A code superoptimizer through neural Monte-Carlo tree search

Wenda Zhou · Olga Solodova · Ryan Adams


Abstract:

There are many ways to turn a high-level program into a sequence of instructions consistent with that computation. Selecting the most performant such instruction sequence for a given piece of hardware - optimized compilation - is a central challenge of computer science. Optimizing compilers perform this task through a series of reductions and local transformations (e.g. register allocation, instruction scheduling, peephole optimization) driven by heuristics. A natural and well-explored avenue of research is to replace current hand-written heuristics by data-driven, automatically-designed heuristics which may be obtained from machine learning. We propose a radically different approach, in which we view compilation as a combinatorial optimization problem which consists of finding the optimal (e.g. fastest executing or shortest) sequence of instructions subject to the constraint that it has the semantics of the specified program.

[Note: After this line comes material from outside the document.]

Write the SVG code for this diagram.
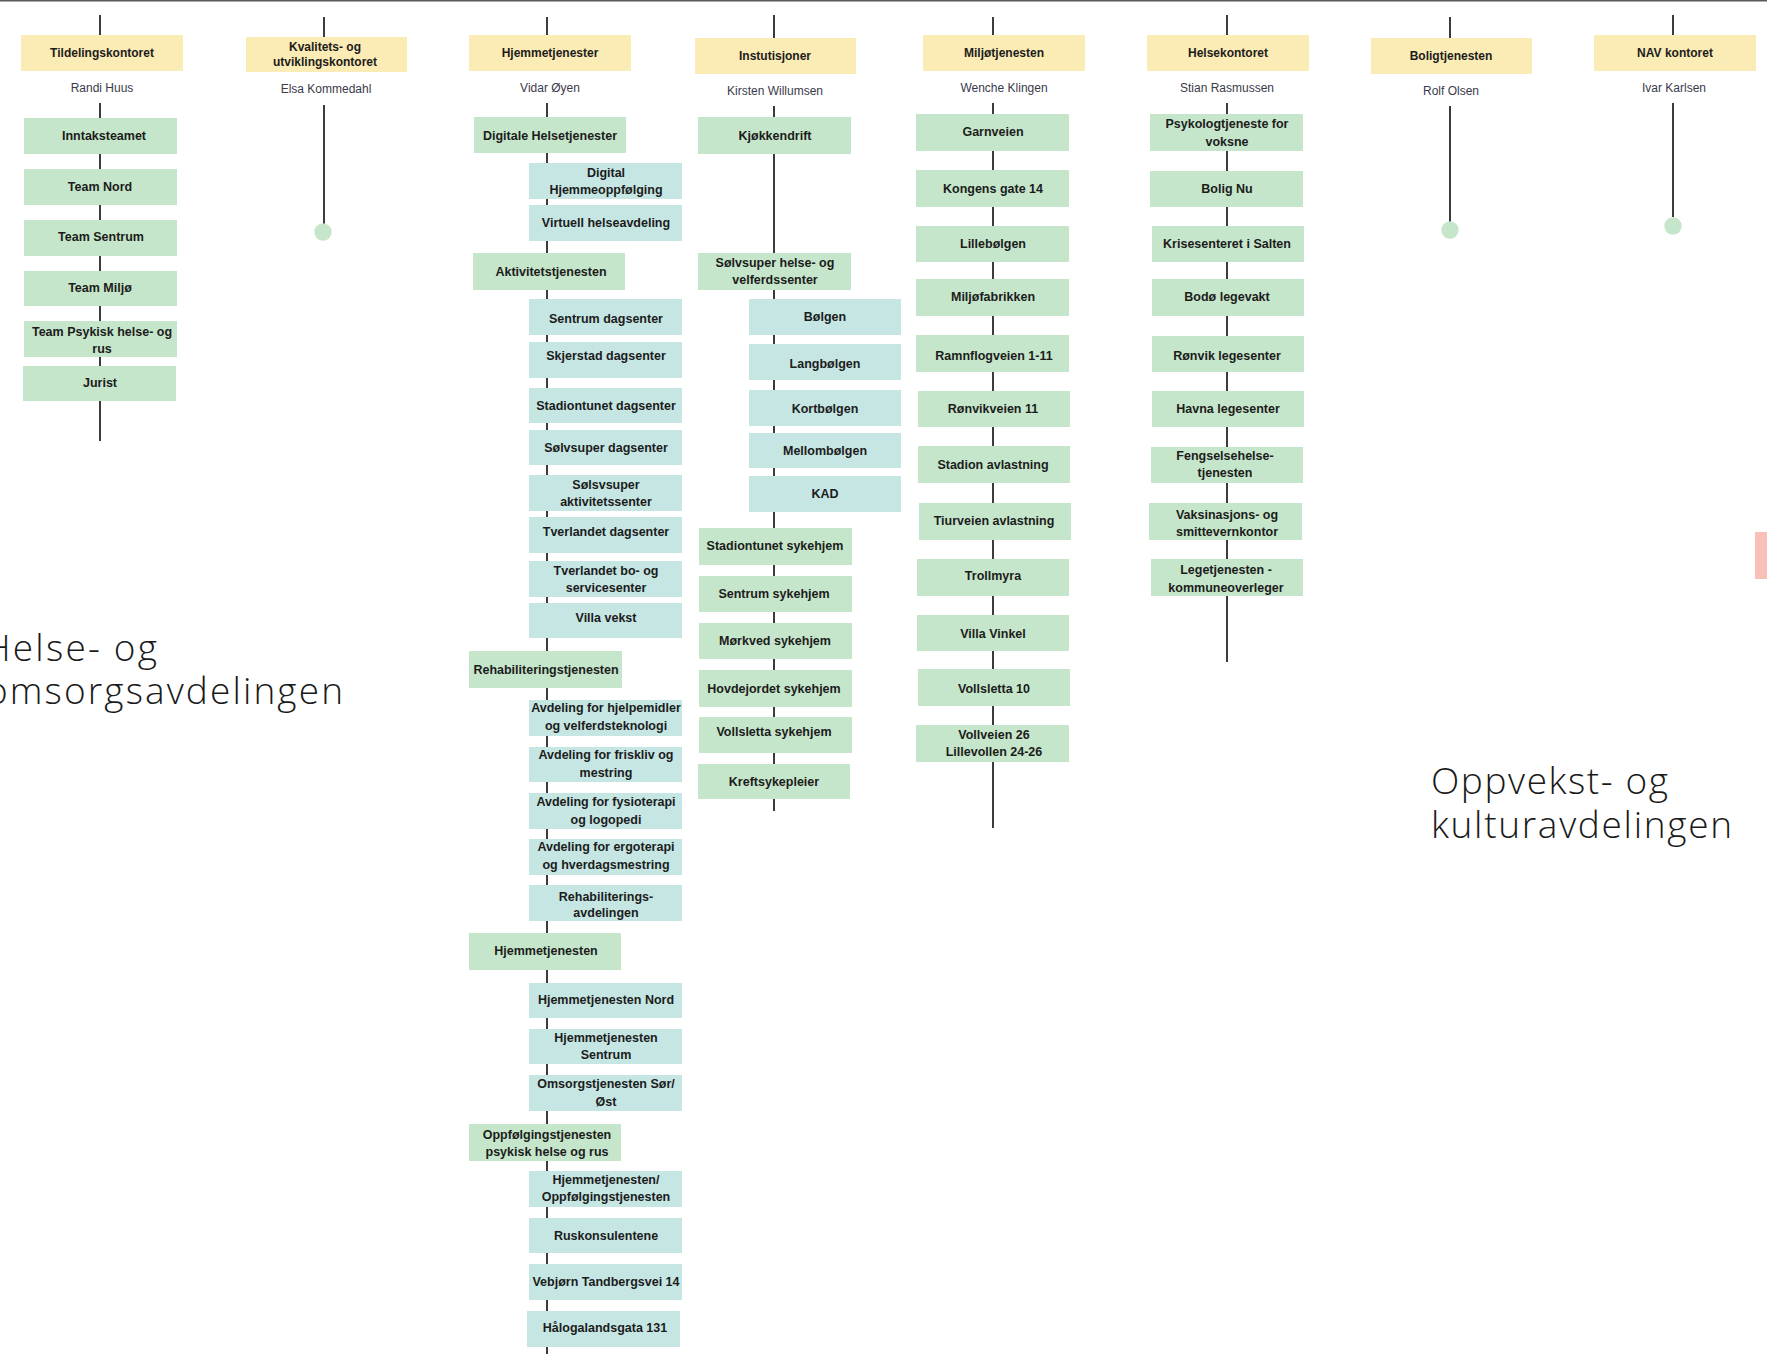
<svg xmlns="http://www.w3.org/2000/svg" width="1767" height="1354" viewBox="0 0 1767 1354">
<style>
.hdr{fill:#fbebb4}
.g{fill:#c5e6ca}
.t{fill:#c5e6e3}
.conn line{stroke:#3c3c3c;stroke-width:2}
.dot{fill:#c5e6ca}
text{font-family:"Liberation Sans",Arial,sans-serif;text-anchor:middle;fill:#1c1c1c}
.lb{font-size:12.5px;font-weight:bold}
.hl{font-size:12px;font-weight:bold}
.nm{font-size:12px;fill:#3a3a4a}
.big{font-family:"Open Sans","Liberation Sans",sans-serif;font-weight:300;font-size:37px;text-anchor:start;fill:#1a1a1a}
</style>
<rect x="0" y="0" width="1767" height="1.5" fill="#5a5a5a"/>
<g id="connectors" class="conn">
<line x1="100" y1="15" x2="100" y2="35"/>
<line x1="100" y1="103" x2="100" y2="441"/>
<line x1="324" y1="17" x2="324" y2="37"/>
<line x1="324" y1="105" x2="324" y2="224"/>
<line x1="547" y1="17" x2="547" y2="35"/>
<line x1="547" y1="103" x2="547" y2="1354"/>
<line x1="774" y1="15" x2="774" y2="38"/>
<line x1="774" y1="106" x2="774" y2="811"/>
<line x1="993" y1="17" x2="993" y2="35"/>
<line x1="993" y1="103" x2="993" y2="828"/>
<line x1="1227" y1="15" x2="1227" y2="35"/>
<line x1="1227" y1="103" x2="1227" y2="662"/>
<line x1="1450" y1="17" x2="1450" y2="38"/>
<line x1="1450" y1="106" x2="1450" y2="222"/>
<line x1="1673" y1="15" x2="1673" y2="35"/>
<line x1="1673" y1="103" x2="1673" y2="217"/>
</g>
<circle class="dot" cx="323" cy="232" r="8.7"/>
<circle class="dot" cx="1450" cy="230" r="8.7"/>
<circle class="dot" cx="1673" cy="226" r="8.7"/>

<!-- Column 1 -->
<g id="tildelingskontoret"><rect class="hdr" x="21" y="35" width="162" height="36"/><text class="hl" x="102" y="57">Tildelingskontoret</text><text class="nm" x="102" y="92">Randi Huus</text></g>
<g id="inntaksteamet"><rect class="g" x="24" y="118" width="153" height="36"/><text class="lb" x="104" y="140">Inntaksteamet</text></g>
<g id="team-nord"><rect class="g" x="24" y="169" width="153" height="36"/><text class="lb" x="100" y="191">Team Nord</text></g>
<g id="team-sentrum"><rect class="g" x="24" y="220" width="153" height="36"/><text class="lb" x="101" y="241">Team Sentrum</text></g>
<g id="team-miljo"><rect class="g" x="24" y="271" width="153" height="35"/><text class="lb" x="100" y="292">Team Miljø</text></g>
<g id="team-psykisk"><rect class="g" x="24" y="321" width="153" height="36"/><text class="lb" x="102" y="336">Team Psykisk helse- og</text><text class="lb" x="102" y="353">rus</text></g>
<g id="jurist"><rect class="g" x="23" y="366" width="153" height="35"/><text class="lb" x="100" y="387">Jurist</text></g>

<!-- Column 2 -->
<g id="kvalitetskontoret"><rect class="hdr" x="246" y="37" width="161" height="35"/><text class="hl" x="325" y="51">Kvalitets- og</text><text class="hl" x="325" y="66">utviklingskontoret</text><text class="nm" x="326" y="93">Elsa Kommedahl</text></g>

<!-- Column 3 -->
<g id="hjemmetjenester"><rect class="hdr" x="469" y="35" width="162" height="36"/><text class="hl" x="550" y="57">Hjemmetjenester</text><text class="nm" x="550" y="92">Vidar Øyen</text></g>
<g id="digitale-helsetjenester"><rect class="g" x="474" y="117" width="152" height="36"/><text class="lb" x="550" y="140">Digitale Helsetjenester</text></g>
<g id="digital-hjemmeoppfolging"><rect class="t" x="529" y="163" width="153" height="36"/><text class="lb" x="606" y="177">Digital</text><text class="lb" x="606" y="194">Hjemmeoppfølging</text></g>
<g id="virtuell-helseavdeling"><rect class="t" x="529" y="205" width="153" height="36"/><text class="lb" x="606" y="227">Virtuell helseavdeling</text></g>
<g id="aktivitetstjenesten"><rect class="g" x="473" y="253" width="152" height="37"/><text class="lb" x="551" y="276">Aktivitetstjenesten</text></g>
<g id="sentrum-dagsenter"><rect class="t" x="529" y="299" width="153" height="36"/><text class="lb" x="606" y="323">Sentrum dagsenter</text></g>
<g id="skjerstad-dagsenter"><rect class="t" x="529" y="342" width="153" height="36"/><text class="lb" x="606" y="360">Skjerstad dagsenter</text></g>
<g id="stadiontunet-dagsenter"><rect class="t" x="529" y="388" width="153" height="35"/><text class="lb" x="606" y="410">Stadiontunet dagsenter</text></g>
<g id="solvsuper-dagsenter"><rect class="t" x="529" y="430" width="153" height="35"/><text class="lb" x="606" y="452">Sølvsuper dagsenter</text></g>
<g id="solsvsuper-aktivitetssenter"><rect class="t" x="529" y="475" width="153" height="36"/><text class="lb" x="606" y="489">Sølsvsuper</text><text class="lb" x="606" y="506">aktivitetssenter</text></g>
<g id="tverlandet-dagsenter"><rect class="t" x="529" y="517" width="153" height="36"/><text class="lb" x="606" y="536">Tverlandet dagsenter</text></g>
<g id="tverlandet-bo"><rect class="t" x="529" y="561" width="153" height="36"/><text class="lb" x="606" y="575">Tverlandet bo- og</text><text class="lb" x="606" y="592">servicesenter</text></g>
<g id="villa-vekst"><rect class="t" x="529" y="603" width="153" height="35"/><text class="lb" x="606" y="622">Villa vekst</text></g>
<g id="rehabiliteringstjenesten"><rect class="g" x="469" y="651" width="153" height="37"/><text class="lb" x="546" y="674">Rehabiliteringstjenesten</text></g>
<g id="avd-hjelpemidler"><rect class="t" x="529" y="700" width="153" height="36"/><text class="lb" x="606" y="712">Avdeling for hjelpemidler</text><text class="lb" x="606" y="730">og velferdsteknologi</text></g>
<g id="avd-friskliv"><rect class="t" x="529" y="747" width="153" height="35"/><text class="lb" x="606" y="759">Avdeling for friskliv og</text><text class="lb" x="606" y="777">mestring</text></g>
<g id="avd-fysioterapi"><rect class="t" x="529" y="793" width="153" height="36"/><text class="lb" x="606" y="806">Avdeling for fysioterapi</text><text class="lb" x="606" y="824">og logopedi</text></g>
<g id="avd-ergoterapi"><rect class="t" x="529" y="839" width="153" height="36"/><text class="lb" x="606" y="851">Avdeling for ergoterapi</text><text class="lb" x="606" y="869">og hverdagsmestring</text></g>
<g id="rehabiliteringsavdelingen"><rect class="t" x="529" y="885" width="153" height="36"/><text class="lb" x="606" y="901">Rehabiliterings-</text><text class="lb" x="606" y="917">avdelingen</text></g>
<g id="hjemmetjenesten"><rect class="g" x="469" y="933" width="152" height="37"/><text class="lb" x="546" y="955">Hjemmetjenesten</text></g>
<g id="hjemmetjenesten-nord"><rect class="t" x="529" y="983" width="153" height="35"/><text class="lb" x="606" y="1004">Hjemmetjenesten Nord</text></g>
<g id="hjemmetjenesten-sentrum"><rect class="t" x="529" y="1029" width="153" height="35"/><text class="lb" x="606" y="1042">Hjemmetjenesten</text><text class="lb" x="606" y="1059">Sentrum</text></g>
<g id="omsorgstjenesten"><rect class="t" x="529" y="1075" width="153" height="36"/><text class="lb" x="606" y="1088">Omsorgstjenesten Sør/</text><text class="lb" x="606" y="1106">Øst</text></g>
<g id="oppfolgingstjenesten"><rect class="g" x="469" y="1124" width="152" height="37"/><text class="lb" x="547" y="1139">Oppfølgingstjenesten</text><text class="lb" x="547" y="1156">psykisk helse og rus</text></g>
<g id="hjemmetjenesten-oppfolging"><rect class="t" x="529" y="1171" width="153" height="36"/><text class="lb" x="606" y="1184">Hjemmetjenesten/</text><text class="lb" x="606" y="1201">Oppfølgingstjenesten</text></g>
<g id="ruskonsulentene"><rect class="t" x="529" y="1218" width="153" height="35"/><text class="lb" x="606" y="1240">Ruskonsulentene</text></g>
<g id="vebjorn"><rect class="t" x="529" y="1264" width="153" height="36"/><text class="lb" x="606" y="1286">Vebjørn Tandbergsvei 14</text></g>
<g id="halogalandsgata"><rect class="t" x="527" y="1311" width="153" height="36"/><text class="lb" x="605" y="1332">Hålogalandsgata 131</text></g>

<!-- Column 4 -->
<g id="instutisjoner"><rect class="hdr" x="695" y="38" width="161" height="36"/><text class="hl" x="775" y="60">Instutisjoner</text><text class="nm" x="775" y="95">Kirsten Willumsen</text></g>
<g id="kjokkendrift"><rect class="g" x="698" y="117" width="153" height="37"/><text class="lb" x="775" y="140">Kjøkkendrift</text></g>
<g id="solvsuper-helse"><rect class="g" x="698" y="253" width="153" height="37"/><text class="lb" x="775" y="267">Sølvsuper helse- og</text><text class="lb" x="775" y="284">velferdssenter</text></g>
<g id="bolgen"><rect class="t" x="749" y="299" width="152" height="36"/><text class="lb" x="825" y="321">Bølgen</text></g>
<g id="langbolgen"><rect class="t" x="749" y="344" width="152" height="36"/><text class="lb" x="825" y="368">Langbølgen</text></g>
<g id="kortbolgen"><rect class="t" x="749" y="390" width="152" height="36"/><text class="lb" x="825" y="413">Kortbølgen</text></g>
<g id="mellombolgen"><rect class="t" x="749" y="433" width="152" height="35"/><text class="lb" x="825" y="455">Mellombølgen</text></g>
<g id="kad"><rect class="t" x="749" y="476" width="152" height="36"/><text class="lb" x="825" y="498">KAD</text></g>
<g id="stadiontunet-sykehjem"><rect class="g" x="699" y="528" width="153" height="37"/><text class="lb" x="775" y="550">Stadiontunet sykehjem</text></g>
<g id="sentrum-sykehjem"><rect class="g" x="699" y="576" width="153" height="36"/><text class="lb" x="774" y="598">Sentrum sykehjem</text></g>
<g id="morkved-sykehjem"><rect class="g" x="699" y="623" width="153" height="36"/><text class="lb" x="775" y="645">Mørkved sykehjem</text></g>
<g id="hovdejordet-sykehjem"><rect class="g" x="699" y="670" width="153" height="37"/><text class="lb" x="774" y="693">Hovdejordet sykehjem</text></g>
<g id="vollsletta-sykehjem"><rect class="g" x="699" y="717" width="153" height="36"/><text class="lb" x="774" y="736">Vollsletta sykehjem</text></g>
<g id="kreftsykepleier"><rect class="g" x="698" y="764" width="152" height="35"/><text class="lb" x="774" y="786">Kreftsykepleier</text></g>

<!-- Column 5 -->
<g id="miljotjenesten"><rect class="hdr" x="923" y="35" width="162" height="36"/><text class="hl" x="1004" y="57">Miljøtjenesten</text><text class="nm" x="1004" y="92">Wenche Klingen</text></g>
<g id="garnveien"><rect class="g" x="916" y="114" width="153" height="37"/><text class="lb" x="993" y="136">Garnveien</text></g>
<g id="kongens-gate"><rect class="g" x="916" y="170" width="153" height="37"/><text class="lb" x="993" y="193">Kongens gate 14</text></g>
<g id="lillebolgen"><rect class="g" x="916" y="226" width="153" height="36"/><text class="lb" x="993" y="248">Lillebølgen</text></g>
<g id="miljofabrikken"><rect class="g" x="916" y="279" width="153" height="37"/><text class="lb" x="993" y="301">Miljøfabrikken</text></g>
<g id="ramnflogveien"><rect class="g" x="916" y="335" width="153" height="37"/><text class="lb" x="994" y="360">Ramnflogveien 1-11</text></g>
<g id="ronvikveien"><rect class="g" x="918" y="391" width="152" height="36"/><text class="lb" x="993" y="413">Rønvikveien 11</text></g>
<g id="stadion-avlastning"><rect class="g" x="918" y="446" width="152" height="37"/><text class="lb" x="993" y="469">Stadion avlastning</text></g>
<g id="tiurveien-avlastning"><rect class="g" x="919" y="503" width="152" height="37"/><text class="lb" x="994" y="525">Tiurveien avlastning</text></g>
<g id="trollmyra"><rect class="g" x="917" y="559" width="152" height="37"/><text class="lb" x="993" y="580">Trollmyra</text></g>
<g id="villa-vinkel"><rect class="g" x="917" y="615" width="152" height="36"/><text class="lb" x="993" y="638">Villa Vinkel</text></g>
<g id="vollsletta-10"><rect class="g" x="918" y="669" width="152" height="37"/><text class="lb" x="994" y="693">Vollsletta 10</text></g>
<g id="vollveien"><rect class="g" x="916" y="725" width="153" height="37"/><text class="lb" x="994" y="739">Vollveien 26</text><text class="lb" x="994" y="756">Lillevollen 24-26</text></g>

<!-- Column 6 -->
<g id="helsekontoret"><rect class="hdr" x="1147" y="35" width="162" height="36"/><text class="hl" x="1228" y="57">Helsekontoret</text><text class="nm" x="1227" y="92">Stian Rasmussen</text></g>
<g id="psykologtjeneste"><rect class="g" x="1150" y="114" width="153" height="37"/><text class="lb" x="1227" y="128">Psykologtjeneste for</text><text class="lb" x="1227" y="146">voksne</text></g>
<g id="bolig-nu"><rect class="g" x="1150" y="171" width="153" height="36"/><text class="lb" x="1227" y="193">Bolig Nu</text></g>
<g id="krisesenteret"><rect class="g" x="1152" y="226" width="152" height="36"/><text class="lb" x="1227" y="248">Krisesenteret i Salten</text></g>
<g id="bodo-legevakt"><rect class="g" x="1152" y="279" width="152" height="37"/><text class="lb" x="1227" y="301">Bodø legevakt</text></g>
<g id="ronvik-legesenter"><rect class="g" x="1152" y="336" width="152" height="36"/><text class="lb" x="1227" y="360">Rønvik legesenter</text></g>
<g id="havna-legesenter"><rect class="g" x="1152" y="391" width="152" height="36"/><text class="lb" x="1228" y="413">Havna legesenter</text></g>
<g id="fengselshelse"><rect class="g" x="1151" y="447" width="152" height="36"/><text class="lb" x="1225" y="460">Fengselsehelse-</text><text class="lb" x="1225" y="477">tjenesten</text></g>
<g id="vaksinasjon"><rect class="g" x="1149" y="503" width="153" height="37"/><text class="lb" x="1227" y="519">Vaksinasjons- og</text><text class="lb" x="1227" y="536">smittevernkontor</text></g>
<g id="legetjenesten"><rect class="g" x="1151" y="559" width="152" height="37"/><text class="lb" x="1226" y="574">Legetjenesten -</text><text class="lb" x="1226" y="592">kommuneoverleger</text></g>

<!-- Column 7 -->
<g id="boligtjenesten"><rect class="hdr" x="1371" y="38" width="161" height="36"/><text class="hl" x="1451" y="60">Boligtjenesten</text><text class="nm" x="1451" y="95">Rolf Olsen</text></g>

<!-- Column 8 -->
<g id="nav-kontoret"><rect class="hdr" x="1594" y="35" width="162" height="36"/><text class="hl" x="1675" y="57">NAV kontoret</text><text class="nm" x="1674" y="92">Ivar Karlsen</text></g>

<rect x="1755" y="532" width="12" height="47" fill="#f9c0b8"/>

<text class="big" x="-16" y="661" textLength="173" lengthAdjust="spacing">Helse- og</text>
<text class="big" x="-14" y="704" textLength="357" lengthAdjust="spacing">omsorgsavdelingen</text>
<text class="big" x="1431" y="794" textLength="237" lengthAdjust="spacing">Oppvekst- og</text>
<text class="big" x="1431" y="838" textLength="301" lengthAdjust="spacing">kulturavdelingen</text>
</svg>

We show how this problem can be practically framed as a finite Markov decision process, unlocking a rich space of potential algorithms from reinforcement learning. We implement one such algorithm in particular, an AlphaGo-like distributed neural Monte-Carlo tree search procedure, and demonstrate that it is able to directly generate optimized assembly. Unlike a traditional optimizing compiler, this approach does not rely on an existing library of optimizations to transform the code, but rather directly attempts to generate the most optimal program instruction-by-instruction, taking into account effects including register allocation, instruction scheduling and operation fusion.